When advising on startups, I often tell people that they should start with the assumption that the startup will fail and all of their equity will become worthless. Many people have a hard time accepting that fact, and say that they would be unable to stay motivated if they believed such a thing. It seems unfortunate that these people feel the need to lie to themselves in order to stay motivated, but recently I realized that I'm just using a different method of evaluating risks and opportunities.

Instead of asking, "What's the most likely outcome?", I like to ask "What's the worst that could happen?" and "Could it be awesome?". Essentially, instead of evaluating the median outcome, I like to look at the 0.01 percentile and 95th percentile outcomes. In the case of a startup, the worst case outcome is generally that you will lose your entire investment (but learn a lot), and the best case is that you make a large pile of money, create something cool, and learn a lot. (see "Why I'd rather be wrong" for more on this)

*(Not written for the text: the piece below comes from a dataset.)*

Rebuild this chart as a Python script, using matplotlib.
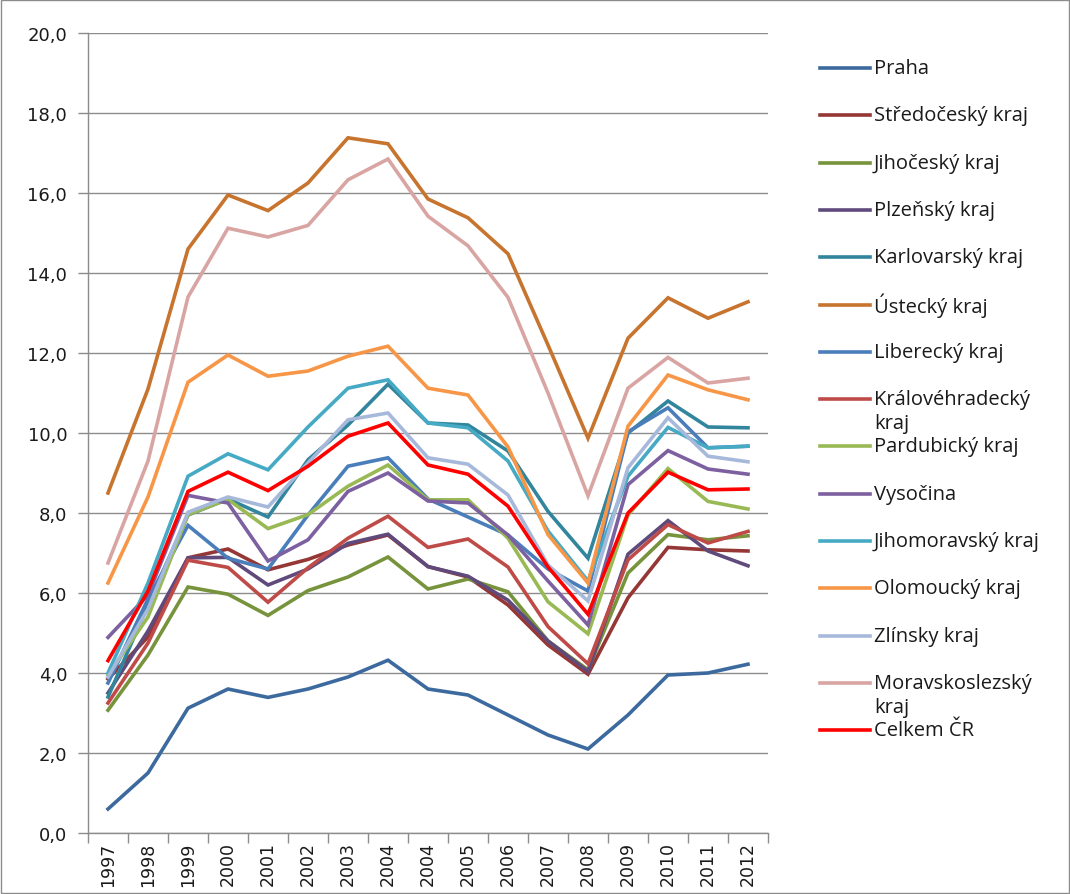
import matplotlib
matplotlib.use("Agg")
import matplotlib.pyplot as plt
from matplotlib.lines import Line2D
from matplotlib.patches import Rectangle

years = ['1997', '1998', '1999', '2000', '2001', '2002', '2003', '2004', '2004',
         '2005', '2006', '2007', '2008', '2009', '2010', '2011', '2012']

praha = [0.6, 1.5, 3.12, 3.6, 3.39, 3.6, 3.9, 4.32, 3.6, 3.45, 2.95, 2.45, 2.1, 2.95, 3.95, 4.0, 4.22]
stredocesky = [3.85, 4.9, 6.88, 7.1, 6.58, 6.84, 7.2, 7.45, 6.66, 6.4, 5.7, 4.7, 3.97, 5.88, 7.14, 7.08, 7.05]
jihocesky = [3.07, 4.45, 6.15, 5.97, 5.44, 6.06, 6.4, 6.9, 6.1, 6.35, 6.03, 4.8, 4.08, 6.5, 7.46, 7.33, 7.43]
plzensky = [3.5, 5.05, 6.88, 6.89, 6.2, 6.6, 7.24, 7.47, 6.66, 6.42, 5.82, 4.8, 4.04, 6.97, 7.81, 7.05, 6.68]
karlovarsky = [3.4, 5.7, 7.95, 8.35, 7.9, 9.33, 10.2, 11.22, 10.25, 10.2, 9.55, 8.04, 6.87, 10.0, 10.8, 10.15, 10.13]
ustecky = [8.5, 11.1, 14.6, 15.95, 15.56, 16.25, 17.38, 17.23, 15.85, 15.38, 14.48, 12.2, 9.87, 12.37, 13.38, 12.87, 13.28]
liberecky = [3.75, 5.85, 7.69, 6.87, 6.6, 7.95, 9.17, 9.38, 8.35, 7.9, 7.45, 6.6, 6.05, 10.03, 10.63, 9.63, 9.67]
kralovehradecky = [3.25, 4.75, 6.82, 6.64, 5.77, 6.63, 7.37, 7.92, 7.14, 7.35, 6.65, 5.16, 4.23, 6.83, 7.71, 7.25, 7.54]
pardubicky = [3.95, 5.4, 7.96, 8.34, 7.61, 7.96, 8.67, 9.2, 8.33, 8.33, 7.37, 5.78, 4.98, 7.95, 9.11, 8.29, 8.1]
vysocina = [4.89, 5.95, 8.44, 8.25, 6.8, 7.33, 8.54, 9.0, 8.3, 8.25, 7.45, 6.3, 5.2, 8.71, 9.56, 9.1, 8.97]
jihomoravsky = [4.0, 6.25, 8.92, 9.48, 9.08, 10.15, 11.12, 11.33, 10.25, 10.13, 9.3, 7.55, 6.3, 8.92, 10.14, 9.63, 9.67]
olomoucky = [6.25, 8.4, 11.27, 11.95, 11.42, 11.55, 11.92, 12.17, 11.12, 10.95, 9.65, 7.46, 6.25, 10.17, 11.45, 11.08, 10.83]
zlinsky = [3.9, 5.6, 8.02, 8.4, 8.15, 9.25, 10.33, 10.5, 9.38, 9.22, 8.45, 6.7, 5.8, 9.13, 10.38, 9.42, 9.28]
moravskoslezsky = [6.75, 9.3, 13.4, 15.12, 14.9, 15.19, 16.33, 16.85, 15.42, 14.68, 13.39, 11.0, 8.43, 11.12, 11.89, 11.25, 11.37]
celkem = [4.31, 6.05, 8.54, 9.02, 8.56, 9.17, 9.92, 10.25, 9.2, 8.97, 8.17, 6.65, 5.47, 8.0, 9.02, 8.58, 8.6]

labels = ['Praha', 'Středočeský kraj', 'Jihočeský kraj', 'Plzeňský kraj',
          'Karlovarský kraj', 'Ústecký kraj', 'Liberecký kraj',
          'Královéhradecký\nkraj', 'Pardubický kraj', 'Vysočina',
          'Jihomoravský kraj', 'Olomoucký kraj', 'Zlínsky kraj',
          'Moravskoslezský\nkraj', 'Celkem ČR']
series = [praha, stredocesky, jihocesky, plzensky, karlovarsky, ustecky,
          liberecky, kralovehradecky, pardubicky, vysocina, jihomoravsky,
          olomoucky, zlinsky, moravskoslezsky, celkem]
colors = ['#3C6A9E', '#953735', '#77933C', '#5F4A7B', '#31859C', '#C7742F',
          '#4A7EBB', '#BE4B48', '#98B954', '#7D60A0', '#46AAC5', '#F79646',
          '#A7B9DB', '#D9A5A3', '#FF0000']

W, H = 1070, 895
fig = plt.figure(figsize=(W / 100, H / 100), dpi=100)
fig.patch.set_facecolor('white')
fig.patches.append(Rectangle((0.0008, 0.001), 0.998, 0.998, transform=fig.transFigure,
                             fill=False, edgecolor='#8C8C8C', linewidth=1))

ax = fig.add_axes([88 / W, (H - 834) / H, 680 / W, 800 / H])
x = list(range(len(years)))
for vals, c in zip(series, colors):
    ax.plot(x, vals, color=c, linewidth=2.6, solid_joinstyle='miter', zorder=3)

ax.set_xlim(-0.5, len(years) - 0.5)
ax.set_ylim(0, 20)
ax.set_yticks([0, 2, 4, 6, 8, 10, 12, 14, 16, 18, 20])
ax.set_yticklabels([f"{v:.1f}".replace('.', ',') for v in range(0, 21, 2)],
                   fontsize=13, color='#1a1a1a')
ax.yaxis.grid(True, color='#8C8C8C', linewidth=1)
ax.set_axisbelow(True)

ax.set_xticks([i - 0.5 for i in range(len(years) + 1)])
ax.set_xticklabels([])
ax.set_xticks(x, minor=True)
ax.set_xticklabels(years, minor=True, rotation=90, fontsize=12.5, color='#1a1a1a')
ax.tick_params(axis='x', which='major', length=7, color='#8C8C8C', width=1)
ax.tick_params(axis='x', which='minor', length=0, pad=6)
ax.tick_params(axis='y', length=7, color='#8C8C8C', width=1, pad=8)

for s in ['top', 'right']:
    ax.spines[s].set_visible(False)
for s in ['left', 'bottom']:
    ax.spines[s].set_color('#8C8C8C')
    ax.spines[s].set_linewidth(1)

# legend (Excel style: fixed spacing, wrapped labels overflow downward)
y0 = 69
step = 47.3
for i, (lab, c) in enumerate(zip(labels, colors)):
    yy = y0 + i * step
    fy = 1 - yy / H
    fig.add_artist(Line2D([820 / W, 870 / W], [fy, fy], color=c, linewidth=2.6,
                          transform=fig.transFigure))
    for j, part in enumerate(lab.split('\n')):
        fig.text(874 / W, fy - j * 24 / H, part, fontsize=14.5, family='Open Sans',
                 color='#1a1a1a', va='center', transform=fig.transFigure)

fig.savefig('out.png', dpi=100, facecolor='white')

Thinking about the best-case outcomes is easy and people do it a lot, which is part of the reason it's often disrespected ("dreamer" isn't usually a compliment). However, too many people ignore the worst case scenario because thinking about bad things is uncomfortable. This is a mistake. This is why we see people killing themselves over investment losses (part of the reason, anyway). They were not planning for the worst case. Thinking about the worst case not only protects us from making dumb mistakes, it also provides an emotional buffer. If I'm comfortable with the worst-case outcome, then I can move without fear and focus my attention on the opportunity.

Considering only the best and worst case outcomes is not perfect of course -- lottery tickets have an acceptable worst case (you lose a $1) and a great best case (you win millions), yet they are generally a bad deal. Ideally we would also consider the "expected value" of our decisions, but in practice that's impossible for most real decisions because the world is too complicated and math is hard. If the expected value is available (as it is for lottery tickets), then use it (and don't buy lottery tickets), but otherwise we need some heuristics. Here are some of mine:
  • Will I learn a lot from the experience? (failure can be very educational)
  • Will it make my life more interesting? (a predictable life is a boring life)
  • Is it good for the world? (even if I don't benefit, maybe someone else will)
These things all raise the expected value (in my mind at least), so if they are mostly true, and I'm excited about the best-case outcome, and I'm comfortable with the worst-case outcome, then it's probably a good gamble. (note: I should also point out that when considering the worst-case scenario, it's important to also think about the impact on others. For example, even if you're ok with dying, that outcome may cause unacceptable harm to other people in your life.)

I've been told that I'm extremely cynical. I've also been told that I'm unreasonably optimistic. Upon reflection, I think I'm ok with being a cynical optimist :)

By the way, here's why I chose the 0.01 percentile outcome when evaluating the worst case: Last year there were 37,261 motor vehicle fatalities in the United States. The population of the United States is 304,059,724, so my odds of getting killed in a car accident is very roughly 1/10,000 per year (of course many of those people were teenagers and alcoholics, so my odds are probably a little better than that, but as a rough estimate it's good). Using this logic, I can largely ignore obscure 1/1,000,000 risks, which are too numerous and difficult to protect against anyway.